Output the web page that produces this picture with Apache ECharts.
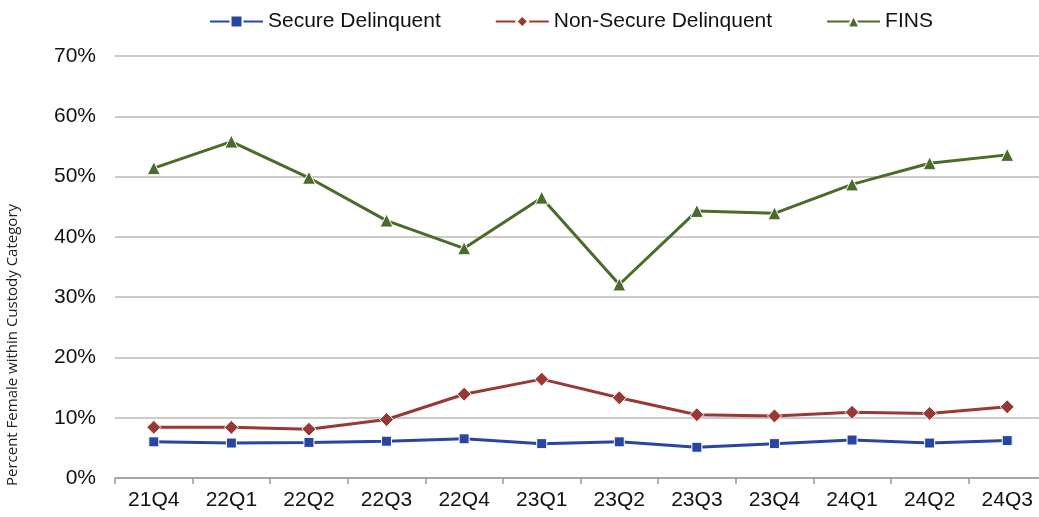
<!DOCTYPE html>
<html>
<head>
<meta charset="utf-8">
<script src="https://cdn.jsdelivr.net/npm/echarts@6/dist/echarts.min.js"></script>
<style>html,body{margin:0;padding:0;background:#fff}#c{width:1039px;height:517px}</style>
</head>
<body>
<div id="c"></div>
<script>
var categories = ['21Q4','22Q1','22Q2','22Q3','22Q4','23Q1','23Q2','23Q3','23Q4','24Q1','24Q2','24Q3'];
var secureDelinquent = [6.0, 5.8, 5.9, 6.1, 6.5, 5.7, 6.0, 5.1, 5.7, 6.3, 5.8, 6.2];
var nonSecureDelinquent = [8.4, 8.4, 8.1, 9.7, 13.9, 16.4, 13.3, 10.5, 10.3, 10.9, 10.7, 11.8];
var fins = [51.4, 55.8, 49.8, 42.7, 38.1, 46.5, 32.1, 44.3, 43.9, 48.7, 52.2, 53.6];
var yTicks = {min: 0, max: 70, interval: 10};
var yTitle = 'Percent Female within Custody Category';

var chart = echarts.init(document.getElementById('c'));
var font = 'Liberation Sans, Arial, sans-serif';
function mk(name, data, color, symbol, size) {
  return {
    name: name, type: 'line', data: data,
    symbol: symbol, symbolSize: size,
    lineStyle: {color: color, width: 3},
    itemStyle: {color: color, borderColor: '#fff', borderWidth: 1},
    emphasis: {disabled: true},
    animation: false
  };
}
chart.setOption({
  animation: false,
  legend: {
    top: 6, left: 204, itemGap: 54, itemWidth: 53, itemHeight: 15,
    textStyle: {fontFamily: font, fontSize: 21, color: '#111'},
    data: ['Secure Delinquent','Non-Secure Delinquent','FINS']
  },
  grid: {left: 115, width: 931, top: 56, bottom: 39, containLabel: false, outerBoundsMode: 'none'},
  xAxis: {
    type: 'category', data: categories, boundaryGap: true,
    axisLine: {lineStyle: {color: '#9a9a9a', width: 1.5}},
    axisTick: {show: true, length: 6, alignWithLabel: false, lineStyle: {color: '#9a9a9a', width: 1.5}},
    axisLabel: {fontFamily: font, fontSize: 21, color: '#111', margin: 12}
  },
  yAxis: {
    type: 'value', min: yTicks.min, max: yTicks.max, interval: yTicks.interval,
    axisLine: {show: false}, axisTick: {show: false},
    axisLabel: {fontFamily: font, fontSize: 21, color: '#111', margin: 19, formatter: '{value}%'},
    splitLine: {lineStyle: {color: '#b8b8b8', width: 1.5}}
  },
  graphic: [{
    type: 'text', x: 13, y: 345, rotation: Math.PI / 2,
    style: {text: yTitle, fontFamily: 'Open Sans, sans-serif', fontSize: 15, fill: '#222', align: 'center', verticalAlign: 'middle'}
  }],
  series: [
    mk('Secure Delinquent', secureDelinquent, '#2846a0', 'rect', 10),
    mk('Non-Secure Delinquent', nonSecureDelinquent, '#993936', 'diamond', 14),
    mk('FINS', fins, '#4a6b2a', 'triangle', 13)
  ]
});
</script>
</body>
</html>
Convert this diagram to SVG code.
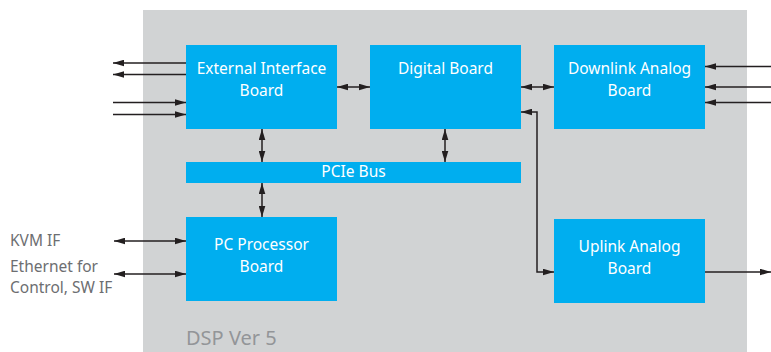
<svg xmlns="http://www.w3.org/2000/svg" width="771" height="352" viewBox="0 0 771 352">
<style>
.box{fill:#00aeef}
.lbl{fill:#ffffff;font-family:"Noto Sans","Open Sans",sans-serif;font-size:15.5px;text-anchor:middle}
.ext{fill:#6d6e71;font-family:"Noto Sans","Open Sans",sans-serif;font-size:15.5px}
.ln{stroke:#231f20;stroke-width:1.5;fill:none}
</style>
<defs>
<marker id="ah" viewBox="0 0 10 6" refX="10" refY="3" markerWidth="11" markerHeight="7" markerUnits="userSpaceOnUse" orient="auto-start-reverse">
<path d="M0,0 L10,3 L0,6 z" fill="#231f20"/>
</marker>
</defs>
<rect id="dsp" x="143" y="10" width="604" height="342" fill="#d1d3d4"/>
<text x="186" y="345" style="fill:#939598;font-family:'Noto Sans','Open Sans',sans-serif;font-size:20px">DSP Ver 5</text>
<g id="eib"><rect class="box" x="186" y="45" width="151" height="84"/><text class="lbl" x="261.5" y="74">External Interface</text><text class="lbl" x="261.5" y="96">Board</text></g>
<g id="digital"><rect class="box" x="370" y="45" width="151" height="84"/><text class="lbl" x="445.5" y="74">Digital Board</text></g>
<g id="downlink"><rect class="box" x="554" y="45" width="151" height="84"/><text class="lbl" x="629.5" y="74">Downlink Analog</text><text class="lbl" x="629.5" y="96">Board</text></g>
<g id="pcie"><rect class="box" x="186" y="162" width="335" height="21"/><text class="lbl" x="353.5" y="177">PCIe Bus</text></g>
<g id="pc"><rect class="box" x="186" y="217" width="151" height="84"/><text class="lbl" x="261.5" y="250">PC Processor</text><text class="lbl" x="261.5" y="272">Board</text></g>
<g id="uplink"><rect class="box" x="554" y="219" width="151" height="84"/><text class="lbl" x="629.5" y="252">Uplink Analog</text><text class="lbl" x="629.5" y="274">Board</text></g>
<g id="extlabels">
<text class="ext" x="10" y="246">KVM IF</text>
<text class="ext" x="10" y="272">Ethernet for</text>
<text class="ext" x="10" y="293">Control, SW IF</text>
</g>
<g id="connectors">
<line class="ln" x1="186" y1="63" x2="113" y2="63" marker-end="url(#ah)"/>
<line class="ln" x1="186" y1="74.5" x2="113" y2="74.5" marker-end="url(#ah)"/>
<line class="ln" x1="113" y1="102.5" x2="186" y2="102.5" marker-end="url(#ah)"/>
<line class="ln" x1="113" y1="114.5" x2="186" y2="114.5" marker-end="url(#ah)"/>
<line class="ln" x1="337" y1="87" x2="370" y2="87" marker-start="url(#ah)" marker-end="url(#ah)"/>
<line class="ln" x1="521" y1="87" x2="554" y2="87" marker-start="url(#ah)" marker-end="url(#ah)"/>
<line class="ln" x1="771" y1="66.5" x2="705" y2="66.5" marker-end="url(#ah)"/>
<line class="ln" x1="771" y1="87" x2="705" y2="87" marker-end="url(#ah)"/>
<line class="ln" x1="771" y1="102.5" x2="705" y2="102.5" marker-end="url(#ah)"/>
<polyline class="ln" points="521,112 537,112 537,272 554,272" marker-start="url(#ah)" marker-end="url(#ah)"/>
<line class="ln" x1="705" y1="272" x2="771" y2="272" marker-end="url(#ah)"/>
<line class="ln" x1="262" y1="129" x2="262" y2="162" marker-start="url(#ah)" marker-end="url(#ah)"/>
<line class="ln" x1="445" y1="129" x2="445" y2="162" marker-start="url(#ah)" marker-end="url(#ah)"/>
<line class="ln" x1="262" y1="183" x2="262" y2="217" marker-start="url(#ah)" marker-end="url(#ah)"/>
<line class="ln" x1="114" y1="241" x2="186" y2="241" marker-start="url(#ah)" marker-end="url(#ah)"/>
<line class="ln" x1="114" y1="274" x2="186" y2="274" marker-start="url(#ah)" marker-end="url(#ah)"/>
</g>
</svg>
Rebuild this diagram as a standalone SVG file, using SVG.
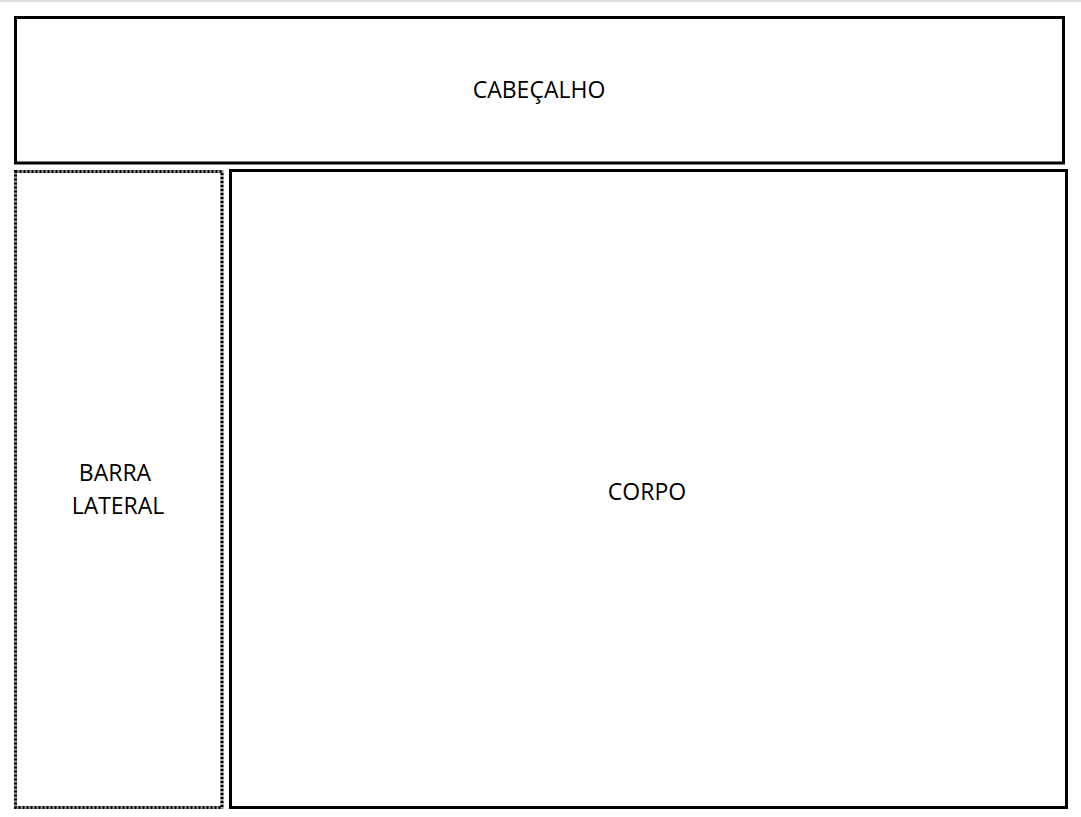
<svg xmlns="http://www.w3.org/2000/svg" width="1081" height="817" viewBox="0 0 1081 817">
<style>
.box{fill:#fff;stroke:#000;stroke-width:3}
.lbl{font-family:"Open Sans","Liberation Sans",sans-serif;font-size:23px;fill:#000;text-anchor:middle}
</style>
<rect x="0" y="0" width="1081" height="817" fill="#fff"/>
<rect x="0" y="0" width="1081" height="2" fill="#ddd"/>
<g id="cabecalho">
<rect class="box" x="15.5" y="17.5" width="1048" height="145.5"/>
<text class="lbl" x="539" y="98">CABEÇALHO</text>
</g>
<g id="barra-lateral">
<rect x="15.5" y="171.5" width="206.5" height="636" fill="#fff" stroke="#999" stroke-width="3"/>
<rect x="15.5" y="171.5" width="206.5" height="636" fill="none" stroke="#000" stroke-width="3" stroke-dasharray="2 2"/>
<text class="lbl" x="115" y="481">BARRA</text>
<text class="lbl" x="118" y="514">LATERAL</text>
</g>
<g id="corpo">
<rect class="box" x="230.5" y="170.5" width="836" height="637"/>
<text class="lbl" x="647" y="500">CORPO</text>
</g>
<g id="connectors"></g>
</svg>
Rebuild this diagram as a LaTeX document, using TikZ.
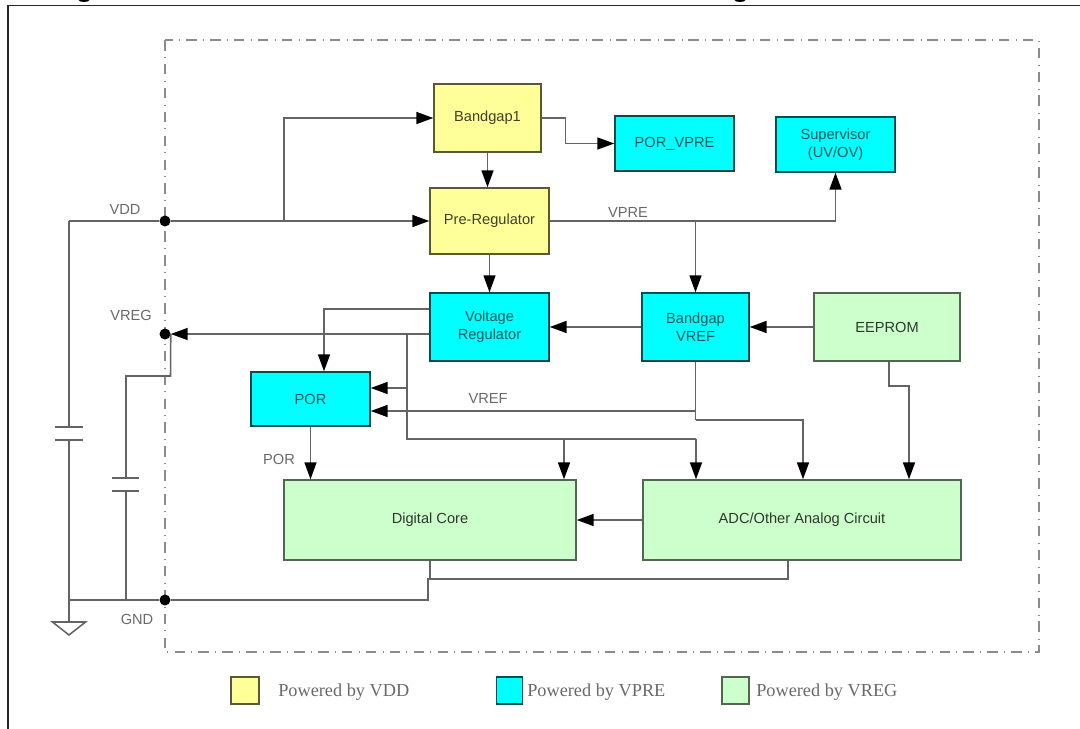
\documentclass[tikz,border=0pt]{standalone}
\usepackage{fontspec}
\setmainfont{Liberation Sans}
\newfontfamily\legendfont{Liberation Serif}
\usetikzlibrary{arrows.meta,calc}
\definecolor{vddfill}{RGB}{255,255,153}
\definecolor{vprefill}{RGB}{0,255,255}
\definecolor{vregfill}{RGB}{204,255,204}
\definecolor{wiregray}{RGB}{100,100,100}
\definecolor{labelgray}{RGB}{105,105,105}
\tikzset{
 block/.style={draw,line width=1pt,inner sep=0pt,align=center,font=\fontsize{10.4}{12.5}\selectfont},
 vddblock/.style={block,fill=vddfill,draw=black!65!vddfill,text=black!75!vddfill},
 vpreblock/.style={block,fill=vprefill,draw=black!70!vprefill,text=black!65!vprefill},
 vregblock/.style={block,fill=vregfill,draw=black!60!vregfill,text=black!78!vregfill},
 line/.style={draw=wiregray,line width=1.1pt},
 wire/.style={line,-{Triangle[length=12pt,width=8.5pt,color=black]}},
 dot/.style={circle,fill=black,inner sep=0pt,minimum size=0.275cm},
 netlabel/.style={text=labelgray,inner sep=0pt,font=\fontsize{10.4}{12.5}\selectfont},
 legendtext/.style={text=labelgray,inner sep=0pt,anchor=west,font=\legendfont\fontsize{13}{15}\selectfont},
 dashbox/.style={draw=black!45,line width=1.2pt,dash pattern=on 7.5pt off 4.4pt on 0.3pt off 4.8pt},
}
\begin{document}
\begin{tikzpicture}[x=0.025cm,y=-0.025cm]
\useasboundingbox (0,0) rectangle (1080,729);
\fill (84,0) ellipse [x radius=5.5, y radius=2];
\fill (740,0) ellipse [x radius=5.5, y radius=2];
\draw[line width=1.3pt,black!85] (1080,5.5) -- (8,5.5) -- (8,729);
\draw[dashbox] (165,40) rectangle (1039,652);
\node[vddblock,minimum width=2.675cm,minimum height=1.7cm] (bandgap1) at (487.5,118) {Bandgap1};
\node[vpreblock,minimum width=2.975cm,minimum height=1.375cm] (porvpre) at (674.5,143.5) {POR\_VPRE};
\node[vpreblock,minimum width=2.975cm,minimum height=1.375cm] (supervisor) at (835.5,144.5) {Supervisor\\(UV/OV)};
\node[vddblock,minimum width=2.975cm,minimum height=1.65cm] (prereg) at (489.5,221) {Pre-Regulator};
\node[vpreblock,minimum width=2.975cm,minimum height=1.7cm] (vreg) at (489.5,327) {Voltage\\Regulator};
\node[vpreblock,minimum width=2.675cm,minimum height=1.7cm] (bandgapvref) at (695.5,327) {Bandgap\\VREF};
\node[vregblock,minimum width=3.65cm,minimum height=1.7cm] (eeprom) at (887,327) {EEPROM};
\node[vpreblock,minimum width=2.975cm,minimum height=1.35cm] (por) at (310.5,399) {POR};
\node[vregblock,minimum width=7.3cm,minimum height=2cm] (digital) at (430,520) {Digital Core};
\node[vregblock,minimum width=7.95cm,minimum height=2cm] (adc) at (802,520) {ADC/Other Analog Circuit};
\node[dot] (vdddot) at (165,221) {};
\node[dot] (vregdot) at (165,334) {};
\node[dot] (gnddot) at (165,600) {};
\node[netlabel] (vddlabel) at (125,209) {VDD};
\node[netlabel] (vreglabel) at (131,315) {VREG};
\node[netlabel] (gndlabel) at (137,619) {GND};
\node[netlabel] (vprelabel) at (628,212) {VPRE};
\node[netlabel] (vreflabel) at (488,398) {VREF};
\node[netlabel] (porlabel) at (279,459) {POR};
\coordinate (vddcorner) at (69,221);
\coordinate (vddtap) at (284,221);
\coordinate (c1top) at (69,427);
\coordinate (c1bot) at (69,440);
\coordinate (gndcorner) at (69,600);
\coordinate (gndtop) at (69,622);
\coordinate (c2corner) at (170.5,376);
\coordinate (c2left) at (126,376);
\coordinate (c2top) at (126,478);
\coordinate (c2bot) at (126,491);
\coordinate (c2end) at (126,600);
\draw[line] (vddcorner) -- (vdddot);
\draw[wire] (vdddot) -- (prereg.west);
\draw[wire] (vddtap) |- (bandgap1.west);
\draw[line] (vddcorner) -- (c1top);
\draw[line] (c1bot) -- (gndtop);
\draw[line] ($(c1top)+(-14,0)$) -- ($(c1top)+(14,0)$);
\draw[line] ($(c1bot)+(-14,0)$) -- ($(c1bot)+(14,0)$);
\draw[line] (gndtop) +(-16.5,0) -- +(0,13) -- +(16.5,0) -- cycle;
\draw[line] (gndcorner) -- (gnddot);
\draw[line] (vregdot.east) -- (c2corner) -- (c2left) -- (c2top);
\draw[line] (c2bot) -- (c2end);
\draw[line] ($(c2top)+(-14,0)$) -- ($(c2top)+(13,0)$);
\draw[line] ($(c2bot)+(-14,0)$) -- ($(c2bot)+(13,0)$);
\draw[wire] (bandgap1.south) -- (bandgap1.south |- prereg.north);
\draw[wire] (bandgap1.east) -- ++(24,0) |- (porvpre.west);
\draw[wire] (prereg.south) -- (vreg.north);
\draw[wire] (prereg.east) -| (supervisor.south);
\coordinate (vpretap) at (695.5,221);
\draw[wire] (vpretap) -- (bandgapvref.north);
\draw[wire] (eeprom.west) -- (bandgapvref.east);
\draw[wire] (bandgapvref.west) -- (vreg.east);
\coordinate (vregtop) at (324,309);
\draw[wire] (vreg.west |- vregtop) -- (vregtop) -- (por.north -| vregtop);
\draw[wire] (vreg.west |- vregdot) -- (vregdot);
\coordinate (vregtap) at (407,334);
\coordinate (porin) at (407,388);
\coordinate (busleft) at (407,439);
\coordinate (busmid) at (564,439);
\coordinate (busright) at (696,439);
\draw[wire] (vregtap) -- (porin) -- (por.east |- porin);
\draw[line] (porin) -- (busleft) -- (busright);
\draw[wire] (busmid) -- (busmid |- digital.north);
\draw[wire] (busright) -- (busright |- adc.north);
\coordinate (vrefdown) at (695.5,411);
\coordinate (vrefknee) at (695.5,420);
\coordinate (vrefright) at (803,420);
\draw[line] (bandgapvref.south) -- (vrefknee);
\draw[wire] (vrefdown) -- (por.east |- vrefdown);
\draw[wire] (vrefknee) -- (vrefright) -- (vrefright |- adc.north);
\coordinate (eepromknee) at (889,386);
\coordinate (eepromright) at (909,386);
\draw[wire] (eepromknee |- eeprom.south) -- (eepromknee) -- (eepromright) -- (eepromright |- adc.north);
\draw[wire] (por.south) -- (por.south |- digital.north);
\draw[wire] (adc.west) -- (digital.east);
\coordinate (gndknee) at (428,600);
\coordinate (gndup) at (428,579);
\coordinate (gndadc) at (788,579);
\draw[line] (gnddot) -- (gndknee) -- (gndup) -- (gndadc) -- (gndadc |- adc.south);
\draw[line] (gndup -| digital.south) -- (digital.south);
\node[vddblock,minimum width=0.7cm,minimum height=0.675cm] (legendvdd) at (245,690.5) {};
\node[legendtext] (legendvddtext) at (278,692) {Powered by VDD};
\node[vpreblock,minimum width=0.66cm,minimum height=0.675cm] (legendvpre) at (509.5,690.5) {};
\node[legendtext] (legendvpretext) at (527,692) {Powered by VPRE};
\node[vregblock,minimum width=0.675cm,minimum height=0.675cm] (legendvreg) at (735.5,690.5) {};
\node[legendtext] (legendvregtext) at (756,692) {Powered by VREG};
\end{tikzpicture}
\end{document}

TASK DETAILS. Report only the number of lines that hold the word "standalone".

EXERCISE ANSWER. 2